Les Smith lessmith@buffnet.net
Thu, 06 Jun 1996 14:34:15 -0400 (EDT)

On Thu, 6 Jun 1996, Frederick G Scoles wrote:

> On Thu, 6 Jun 1996 Musing61@aol.com wrote:
> > In a message dated 96-06-05 14:48:14 EDT, you write:
> >
> > >As for Liquid Wrench to prevent string breakage, I have tried it and it
> > >seems to work, but lately I have tried Protek CPL (from most piano supply
> > >companies) with good results
> >
> > Where are you putting this stuff?...at the coils?...any corroded point?
> >
> > J. Barry
> Two points only;  Under the pressure bar and between the string and the
> V-bar (which is directly beneath the pressure bar.  On bass strings only
> one point, the top V-bar or top angled pin.  Fred Scoles

Not always. In the case of older painos, with badly corroded strings that
are far below pitch and haven't been tuned in decades it might also be
necessary to use a SMALL amount of lubricant at each bridge pin. A couple
of years ago I was called in to tune a piano that had been bought new in
1952 and had NEVER been tuned. Not only was the piano down a perfect 5th
in pitch ( that's 700 cents, folks!), but the strings were very badly cor-
roded as well. I used a rust penetrant on the bearing points AND at the
pins and, eventually, after several intense (translation: expensive) tuning
sessions was able to bring the piano up to and stabilize it at concert pitch
without breaking any strings. I doubt that that would have been possible
without the use of a lubricant, given the amount of corrosion on the strings.
Incidentally, after the final tuning session, as I was getting ready to
leave, the lady told me. "Wow, Les, it sounds great! The NEXT time I have it
tuned, I'll make sure that I call you again".  I remember thinking to myself
as I walked out the door, "Lady, in another 40 years I'll probably be dead!"

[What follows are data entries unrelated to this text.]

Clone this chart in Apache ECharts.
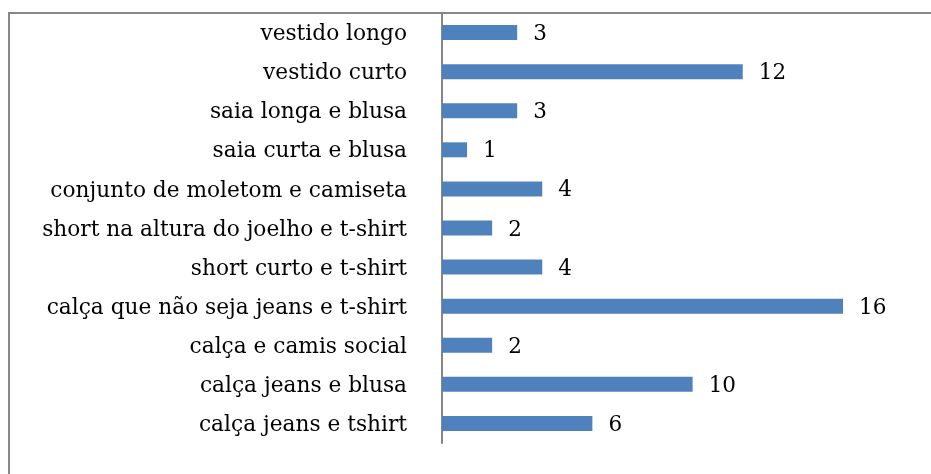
<!DOCTYPE html>
<html><head><meta charset="utf-8">
<script src="https://cdn.jsdelivr.net/npm/echarts@6/dist/echarts.min.js"></script>
<style>html,body{margin:0;padding:0;background:#fff}#c{width:931px;height:474px}</style>
</head><body><div id="c"></div>
<script>
const categories = ["calça jeans e tshirt","calça jeans e blusa","calça e camis social","calça que não seja jeans e t-shirt","short curto e t-shirt","short na altura do joelho e t-shirt","conjunto de moletom e camiseta","saia curta e blusa","saia longa e blusa","vestido curto","vestido longo"];
const values = [6,10,2,16,4,2,4,1,3,12,3];
const FONT = "DejaVu Serif";
const chart = echarts.init(document.getElementById('c'), null, {renderer:'canvas'});
chart.setOption({
  animation:false,
  backgroundColor:'#fff',
  grid:{left:442, right:88, top:13, bottom:31, containLabel:false},
  xAxis:{type:'value', min:0, max:16, show:false},
  yAxis:{type:'category', data:categories,
    axisLine:{show:true, lineStyle:{color:'#868686', width:2}},
    axisTick:{show:false},
    axisLabel:{color:'#000', fontFamily:FONT, fontSize:21.7, margin:35, verticalAlign:'top', lineHeight:4}},
  series:[{type:'bar', data:values, barWidth:15,
    itemStyle:{color:'#4f81bd'},
    label:{show:true, position:'right', distance:16, offset:[0,2], color:'#000', fontFamily:FONT, fontSize:21.5}}],
  graphic:[
    {type:'polyline', shape:{points:[[9,474],[9,13],[931,13]]}, style:{stroke:'#878787', lineWidth:2, fill:null}}
  ]
});
</script></body></html>
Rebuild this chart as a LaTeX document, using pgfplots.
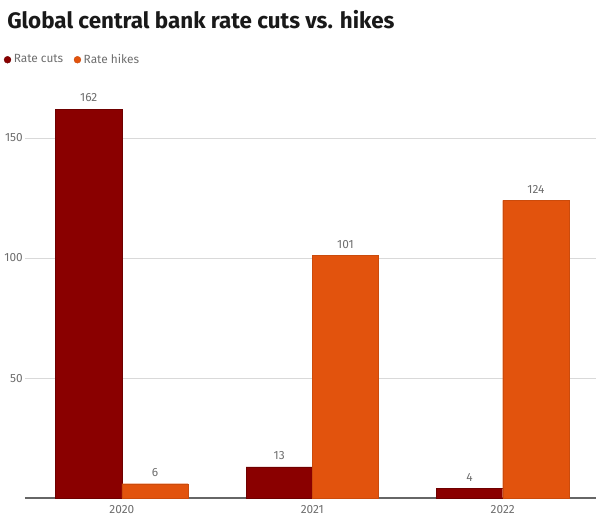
\documentclass[border=0pt]{standalone}
\usepackage{pgfplots}
\pgfplotsset{compat=1.18}
\usetikzlibrary{calc}
\usepackage{fontspec}
\setmainfont{Fira Sans}
\definecolor{cuts}{HTML}{8A0000}
\definecolor{hikes}{HTML}{E2530D}
\definecolor{txt}{HTML}{6E6E6E}
\begin{document}
\begin{tikzpicture}
\begin{axis}[
  name=ax, at={(0,0)}, anchor=south west,
  scale only axis, width=433.5pt, height=309.75pt,
  xmin=-0.51, xmax=2.49, ymin=0, ymax=170,
  xtick={0,1,2}, xticklabels={2020,2021,2022},
  ytick={50,100,150},
  major tick length=0pt,
  ymajorgrids, grid style={draw=black!15, line width=0.6pt},
  axis x line*=bottom, axis y line*=left,
  y axis line style={draw=none},
  x axis line style={draw=black!60, line width=1pt},
  tick label style={font=\fontsize{9}{10}\selectfont, text=txt},
  /pgf/number format/assume math mode=true,
  yticklabel style={anchor=east, xshift=2pt},
  xticklabel style={yshift=-2pt},
  ybar=0pt, bar width=0.348,
  nodes near coords,
  every node near coord/.append style={font=\fontsize{9}{10}\selectfont, text=txt, yshift=2pt},
  legend columns=2,
  legend style={draw=none, fill=none, at={(-0.037,1.074)}, anchor=west,
    font=\fontsize{9}{10}\selectfont, text=txt, inner sep=0pt,
    /tikz/every even column/.append style={column sep=6pt}},
  legend image code/.code={\fill (0.1cm,0cm) circle (2.6pt);},
  clip=false,
]
\addplot[fill=cuts, draw=cuts!80!black, line width=0.3pt, bar shift=-0.174] coordinates {(0,162) (1,13) (2,4)};
\addplot[fill=hikes, draw=hikes!90!black, line width=0.3pt, bar shift=0.174] coordinates {(0,6) (1,101) (2,124)};
\legend{Rate cuts, Rate hikes}
\end{axis}
\node[anchor=base west, inner sep=0pt, font=\fontsize{17}{18}\selectfont\bfseries, text=black!90] at ($(ax.south west)+(-13.5pt,356.25pt)$) {Global central bank rate cuts vs. hikes};
\path[use as bounding box] ($(ax.south west)+(-13.5pt,-14.25pt)$) rectangle +(450pt,392.25pt);
\end{tikzpicture}
\end{document}
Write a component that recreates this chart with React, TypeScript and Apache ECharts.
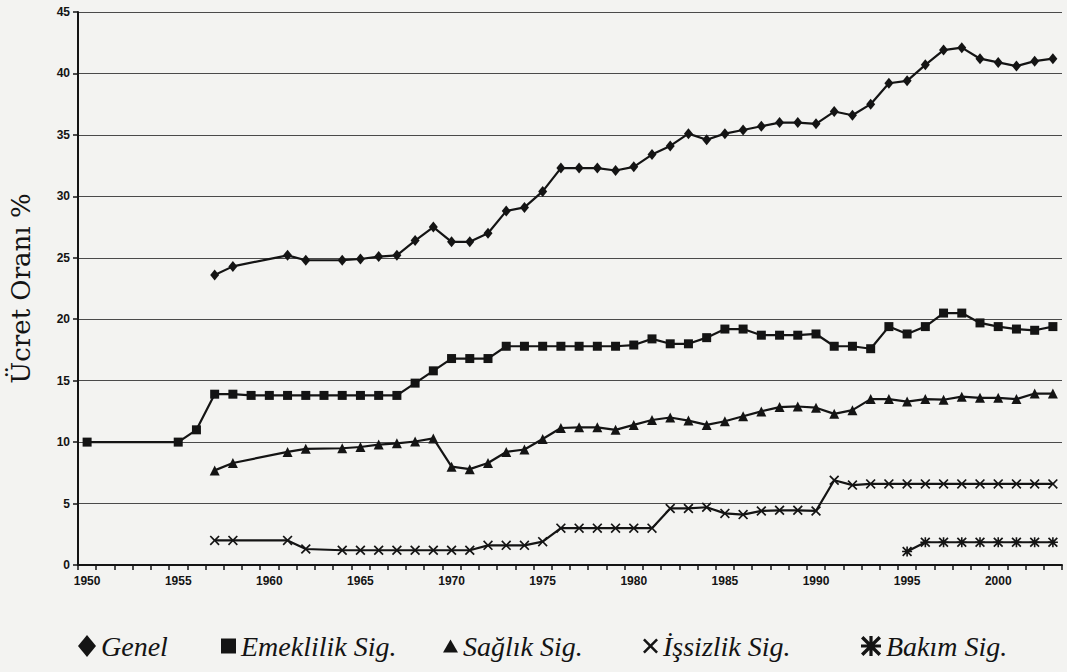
import React, { useEffect, useRef } from "react";
import * as echarts from "echarts";

const years = [
  "1950", "1951", "1952", "1953", "1954", "1955", "1956", "1957", "1958", "1959",
  "1960", "1961", "1962", "1963", "1964", "1965", "1966", "1967", "1968", "1969",
  "1970", "1971", "1972", "1973", "1974", "1975", "1976", "1977", "1978", "1979",
  "1980", "1981", "1982", "1983", "1984", "1985", "1986", "1987", "1988", "1989",
  "1990", "1991", "1992", "1993", "1994", "1995", "1996", "1997", "1998", "1999",
  "2000", "2001", "2002", "2003",
];

const genel = [
  null, null, null, null, null, null, null, 23.6, 24.3, null,
  null, 25.2, 24.8, null, 24.8, 24.9, 25.1, 25.2, 26.4, 27.5,
  26.3, 26.3, 27.0, 28.8, 29.1, 30.4, 32.3, 32.3, 32.3, 32.1,
  32.4, 33.4, 34.1, 35.1, 34.6, 35.1, 35.4, 35.7, 36.0, 36.0,
  35.9, 36.9, 36.6, 37.5, 39.2, 39.4, 40.7, 41.9, 42.1, 41.2,
  40.9, 40.6, 41.0, 41.2,
];

const emeklilik = [
  10.0, null, null, null, null, 10.0, 11.0, 13.9, 13.9, 13.8,
  13.8, 13.8, 13.8, 13.8, 13.8, 13.8, 13.8, 13.8, 14.8, 15.8,
  16.8, 16.8, 16.8, 17.8, 17.8, 17.8, 17.8, 17.8, 17.8, 17.8,
  17.9, 18.4, 18.0, 18.0, 18.5, 19.2, 19.2, 18.7, 18.7, 18.7,
  18.8, 17.8, 17.8, 17.6, 19.4, 18.8, 19.4, 20.5, 20.5, 19.7,
  19.4, 19.2, 19.1, 19.4,
];

const saglik = [
  null, null, null, null, null, null, null, 7.7, 8.3, null,
  null, 9.2, 9.45, null, 9.5, 9.6, 9.8, 9.9, 10.05, 10.3,
  8.0, 7.8, 8.3, 9.2, 9.4, 10.25, 11.15, 11.2, 11.2, 11.0,
  11.4, 11.8, 12.0, 11.75, 11.4, 11.7, 12.1, 12.5, 12.85, 12.9,
  12.8, 12.3, 12.6, 13.5, 13.5, 13.3, 13.5, 13.45, 13.7, 13.6,
  13.6, 13.5, 13.95, 13.95,
];

const issizlik = [
  null, null, null, null, null, null, null, 2.0, 2.0, null,
  null, 2.0, 1.3, null, 1.2, 1.2, 1.2, 1.2, 1.2, 1.2,
  1.2, 1.2, 1.6, 1.6, 1.6, 1.9, 3.0, 3.0, 3.0, 3.0,
  3.0, 3.0, 4.6, 4.6, 4.7, 4.2, 4.1, 4.4, 4.45, 4.45,
  4.4, 6.9, 6.5, 6.6, 6.6, 6.6, 6.6, 6.6, 6.6, 6.6,
  6.6, 6.6, 6.6, 6.6,
];

const bakim = [
  null, null, null, null, null, null, null, null, null, null,
  null, null, null, null, null, null, null, null, null, null,
  null, null, null, null, null, null, null, null, null, null,
  null, null, null, null, null, null, null, null, null, null,
  null, null, null, null, null, 1.1, 1.85, 1.85, 1.85, 1.85,
  1.85, 1.85, 1.85, 1.85,
];

const yTicks = { min: 0, max: 45, interval: 5 };

const seriesNames = ["Genel", "Emeklilik Sig.", "Sağlık Sig.", "İşsizlik Sig.", "Bakım Sig."];

const X_PATH =
  "path://M0,1.2 L1.2,0 L5,3.8 L8.8,0 L10,1.2 L6.2,5 L10,8.8 L8.8,10 L5,6.2 L1.2,10 L0,8.8 L3.8,5 Z";
const STAR_PATH =
  "path://M0,1.2 L1.2,0 L5,3.8 L8.8,0 L10,1.2 L6.2,5 L10,8.8 L8.8,10 L5,6.2 L1.2,10 L0,8.8 L3.8,5 Z M4.2,0 L5.8,0 L5.8,10 L4.2,10 Z M0,4.2 L10,4.2 L10,5.8 L0,5.8 Z";

const INK = "#141414";
const SERIF = "'Liberation Serif', 'DejaVu Serif', serif";

export default function App() {
  const ref = useRef<HTMLDivElement>(null);

  useEffect(() => {
    if (!ref.current) return;
    const chart = echarts.init(ref.current, null, { renderer: "svg" });

    const lineSeries = (name: string, data: (number | null)[], symbol: string, size: any) => ({
      name,
      type: "line",
      data,
      connectNulls: true,
      symbol,
      symbolSize: size,
      showSymbol: true,
      lineStyle: { color: INK, width: 2.2 },
      itemStyle: { color: INK, borderWidth: 0 },
      emphasis: { disabled: true },
    });

    const legendText = {
      fontFamily: SERIF,
      fontStyle: "italic",
      fontSize: 28,
      color: INK,
    };

    const mkLegend = (name: string, left: number, icon: string, w: number, h: number) => ({
      data: [{ name, icon }],
      left,
      top: 627,
      itemWidth: w,
      itemHeight: h,
      itemGap: 0,
      textStyle: legendText,
      selectedMode: false,
      itemStyle: { color: INK },
    });

    chart.setOption({
      animation: false,
      backgroundColor: "#f3f3f1",
      grid: { left: 76, right: 5, top: 12, bottom: 107, containLabel: false },
      legend: [
        mkLegend(seriesNames[0], 73, "diamond", 18, 22),
        mkLegend(seriesNames[1], 216, "rect", 15, 15),
        mkLegend(seriesNames[2], 438, "triangle", 15, 13),
        mkLegend(seriesNames[3], 638, X_PATH, 15, 15),
        mkLegend(seriesNames[4], 856, STAR_PATH, 20, 20),
      ],
      xAxis: {
        type: "category",
        data: years,
        boundaryGap: true,
        axisLine: { show: true, lineStyle: { color: INK, width: 2 } },
        axisTick: { show: true, interval: 0, length: 5, lineStyle: { color: INK, width: 1.5 } },
        axisLabel: {
          interval: 4,
          margin: 10,
          fontFamily: "Liberation Sans",
          fontWeight: "bold",
          fontSize: 12,
          color: INK,
        },
        splitLine: { show: false },
      },
      yAxis: {
        type: "value",
        min: yTicks.min,
        max: yTicks.max,
        interval: yTicks.interval,
        name: "Ücret Oranı %",
        nameLocation: "middle",
        nameGap: 44,
        nameTextStyle: {
          fontFamily: "DejaVu Serif",
          fontSize: 26,
          color: INK,
        },
        axisLine: { show: true, lineStyle: { color: INK, width: 2 } },
        axisTick: { show: true, length: 5, lineStyle: { color: INK, width: 1.5 } },
        axisLabel: {
          margin: 8,
          fontFamily: "Liberation Sans",
          fontWeight: "bold",
          fontSize: 12,
          color: INK,
        },
        splitLine: { show: true, lineStyle: { color: "#4a4a4a", width: 1.2 } },
      },
      series: [
        lineSeries(seriesNames[0], genel, "diamond", [9, 11]),
        lineSeries(seriesNames[1], emeklilik, "rect", 9),
        lineSeries(seriesNames[2], saglik, "triangle", 10),
        lineSeries(seriesNames[3], issizlik, X_PATH, 10),
        lineSeries(seriesNames[4], bakim, STAR_PATH, 10),
      ],
    });

    return () => chart.dispose();
  }, []);

  return (
    <div
      ref={ref}
      style={{ position: "fixed", left: 0, top: 0, width: 1067, height: 672 }}
    />
  );
}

Personally, I don't use liquid wrench anymore. The active ingredient in
LW is kerosene and even though it does the job, it leaves a lingering bad
smell in the piano. Even the "unscented" variety of LW leaves behind an
unpleasant odor. I prefer using WD-40, or CRC 5-56 to which I've added
a little Protek. When I use it, I apply SMALL amounts at the bearing points
( and, occasionally, at the bridge pins) with either a hypo-oiler or a small
artists brush. Incidentally, if you've never used a lubricant before, NEVER
try to spray it on the pressure bar. Instead, spray it into a plastic cup
and then apply it with a small artists brush. I saw a piano a few years back
in which a previous tech HAD used a spray can on the pressure bar. While it
did take care of the rusted string problem it also did a great job of curing
the tight tuning pin problem as well!